Die Menge ist begeistert

Gespannt lauscht die Menge dem italienischen Gebet des Papstes, liest auf Bildschirmen die armenische Übersetzung mit. Viele sind Stunden vor Beginn des Friedensgebets auf den malerischen Platz im Zentrum geströmt, um einen Blick auf den Pontifex zu erhaschen. Familien mit Kindern sind da, schützen sich mit Schirmen vor der prallen Sonne.

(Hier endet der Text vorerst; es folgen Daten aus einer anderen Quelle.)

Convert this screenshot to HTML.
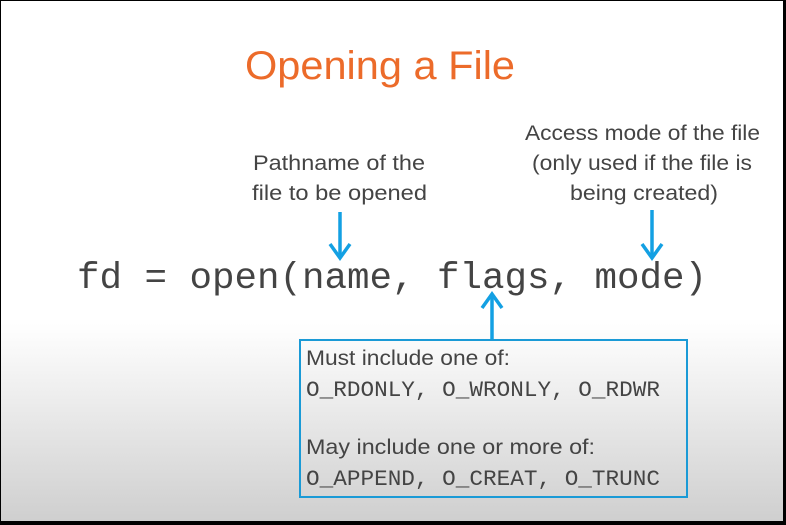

"Der Papst ist eine weltweite Autorität; was er sagt, hat Gewicht", sagt Arpine (26). Ihre Freundin Tatewik (27) freut sich, dass der Papst-Besuch eine Gelegenheit ist, die Debatte über den "Völkermord" im Gang zu halten. "Es ist nicht wichtig, ob das Wort gesagt wird oder nicht. Wichtig ist, dass bedeutende Menschen sich dazu äußern und an die Ereignisse von 1915 erinnern", sagt sie.

Kreuz nur Schmuckstück

Zwar gilt Armenien, wo das Christentum der Überlieferung nach im Jahre 301 zur Staatsreligion erhoben wurde, als erste christliche Nation. Mehr als 90 Prozent der Armenier bekennen sich zu ihrer Nationalkirche. Staat und Kirche sind eng miteinander verwoben. Die Kirche sieht sich als Garant der armenischen Identität.

Doch längst nicht jeder, der dem Papst zujubelt, ist religiös. Experten halten die Religiosität in der Ex-Sowjetrepublik für aufgesetzt. "Ein Kreuz an einer Halskette gilt eher als Schmuckstück denn als religiöses Zeichen", sagt der Soziologe Agaron Adibekjan.